Cierta mañana de enero me hallaba
caminando con mi padre por las playas de Miramar.
Yo debía tener doce años.
Como mi piel nunca se ha llevado bien
con el sol, acostumbraba pasear por la playa a horas muy tempranas.
Siete y media u ocho de la mañana,
para poder disfrutar del mar y el cielo a pleno sin convertirme en un piel
roja.
El mar en las primeras horas del día
es un espectáculo distinto: las aguas son plateadas, y la espuma es más blanca.
El cielo es de un celeste discreto,
como si estuviera apareciendo por primera vez.

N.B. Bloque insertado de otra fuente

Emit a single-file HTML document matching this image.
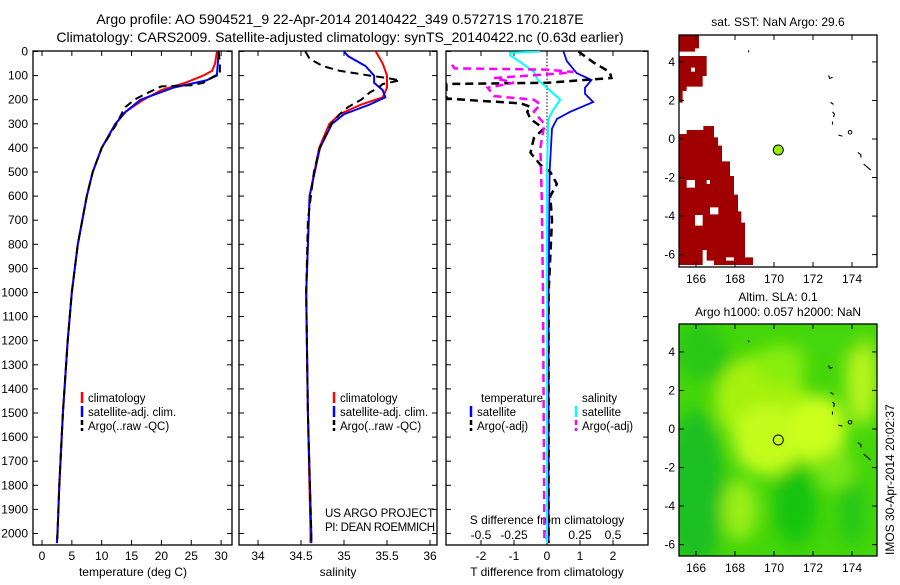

La brisa marina es fría, pero es un
frío hospitalario.
Mi padre caminaba silencioso, con las
manos entrecruzadas tras la cintura; y yo zigzagueaba entre los restos de las
olas y la arena húmeda.
De pronto, mi padre se detuvo y vi que
su mirada se clavaba en un punto de la arena húmeda.
Inclinó apenas la espalda y recogió
algo del suelo.
Me lo mostró.
Era una piedra negra.
Una piedra ovalada como un camafeo,
reluciente y lisa.
Era tan negra que parecía la matriz
del color negro, el modelo del que se había partido para luego ir distribuyendo
los matices del negro por el resto de los objetos.

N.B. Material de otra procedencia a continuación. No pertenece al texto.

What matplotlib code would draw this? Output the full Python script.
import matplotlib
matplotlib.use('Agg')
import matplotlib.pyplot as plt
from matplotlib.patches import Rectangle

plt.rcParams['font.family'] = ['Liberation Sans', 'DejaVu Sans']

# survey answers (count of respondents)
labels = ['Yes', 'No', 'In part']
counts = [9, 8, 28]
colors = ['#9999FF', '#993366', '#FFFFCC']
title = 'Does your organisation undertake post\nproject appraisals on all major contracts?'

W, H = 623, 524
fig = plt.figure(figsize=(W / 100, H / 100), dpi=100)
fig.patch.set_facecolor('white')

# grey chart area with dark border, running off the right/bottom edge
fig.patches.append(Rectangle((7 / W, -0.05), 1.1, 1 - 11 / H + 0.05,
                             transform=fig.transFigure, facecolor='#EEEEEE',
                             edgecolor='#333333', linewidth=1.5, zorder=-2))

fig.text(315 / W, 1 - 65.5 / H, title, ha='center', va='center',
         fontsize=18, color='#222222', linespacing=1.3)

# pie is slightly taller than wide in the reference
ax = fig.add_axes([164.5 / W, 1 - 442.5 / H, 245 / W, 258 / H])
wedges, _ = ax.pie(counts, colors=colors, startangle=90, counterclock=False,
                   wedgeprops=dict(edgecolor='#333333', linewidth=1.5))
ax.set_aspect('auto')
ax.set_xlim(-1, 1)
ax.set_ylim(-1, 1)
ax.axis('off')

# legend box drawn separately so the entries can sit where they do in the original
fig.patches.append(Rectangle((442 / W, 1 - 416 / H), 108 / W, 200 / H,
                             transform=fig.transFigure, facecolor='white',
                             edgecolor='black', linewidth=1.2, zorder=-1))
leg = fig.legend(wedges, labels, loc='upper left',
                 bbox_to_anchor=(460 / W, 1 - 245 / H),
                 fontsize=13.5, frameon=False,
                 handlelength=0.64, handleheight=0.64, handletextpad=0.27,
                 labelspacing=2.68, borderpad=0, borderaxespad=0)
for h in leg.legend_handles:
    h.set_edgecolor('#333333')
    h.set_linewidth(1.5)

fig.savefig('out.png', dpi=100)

Mi padre me mostró la piedra.
- Tal vez no haya ninguna
piedra como ésta en todo el mundo -dijo-. Está aquí tirada, y a nadie le
interesa. Pero tal vez sea la piedra más negra del mundo, y tal vez no haya
ninguna otra piedra igual. En ese caso, valdría más que el oro.

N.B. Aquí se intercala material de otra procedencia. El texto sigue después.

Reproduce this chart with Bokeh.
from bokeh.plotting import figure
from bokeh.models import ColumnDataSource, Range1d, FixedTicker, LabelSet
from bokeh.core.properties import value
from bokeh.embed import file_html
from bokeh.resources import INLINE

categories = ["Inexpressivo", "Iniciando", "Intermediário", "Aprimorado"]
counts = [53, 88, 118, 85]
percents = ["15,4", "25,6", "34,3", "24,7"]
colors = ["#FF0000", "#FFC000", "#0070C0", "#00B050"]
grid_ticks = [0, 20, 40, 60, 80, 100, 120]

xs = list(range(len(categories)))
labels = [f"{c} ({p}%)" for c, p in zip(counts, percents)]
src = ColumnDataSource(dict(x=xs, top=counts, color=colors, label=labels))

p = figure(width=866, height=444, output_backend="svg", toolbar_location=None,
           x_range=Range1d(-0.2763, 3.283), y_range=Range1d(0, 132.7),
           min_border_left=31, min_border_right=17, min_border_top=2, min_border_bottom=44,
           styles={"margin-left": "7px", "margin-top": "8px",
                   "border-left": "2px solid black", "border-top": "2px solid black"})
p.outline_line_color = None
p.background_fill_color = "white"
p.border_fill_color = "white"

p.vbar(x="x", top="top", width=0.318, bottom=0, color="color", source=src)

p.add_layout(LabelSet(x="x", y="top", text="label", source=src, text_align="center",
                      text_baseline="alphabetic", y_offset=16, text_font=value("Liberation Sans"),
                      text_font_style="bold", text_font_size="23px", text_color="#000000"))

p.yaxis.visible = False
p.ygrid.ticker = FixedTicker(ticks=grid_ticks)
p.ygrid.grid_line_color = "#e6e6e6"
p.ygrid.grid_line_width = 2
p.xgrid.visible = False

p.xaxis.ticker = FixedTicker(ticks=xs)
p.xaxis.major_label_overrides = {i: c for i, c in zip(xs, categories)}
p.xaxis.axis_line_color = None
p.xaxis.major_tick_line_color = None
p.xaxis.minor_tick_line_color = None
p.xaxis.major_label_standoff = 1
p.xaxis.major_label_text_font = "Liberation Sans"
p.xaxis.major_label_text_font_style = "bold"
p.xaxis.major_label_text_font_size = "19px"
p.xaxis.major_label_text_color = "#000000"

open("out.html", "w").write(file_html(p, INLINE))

Yo extendí la mano para que depositara
allí la piedra negra; pero mi padre, con una agilidad que pocas veces le he
visto, llevó su brazo y su mano hacia atrás y lanzó la piedra más allá de las
olas, al centro del mar.
Desde entonces, busco la piedra negra.
Cuando buscaba los útiles, cuando
busco el control remoto, cuando busco una buena historia o cuando busco la
verdad, busco la piedra negra.
¿Y qué significa la piedra negra?
Lo sabré si alguna vez la encuentro.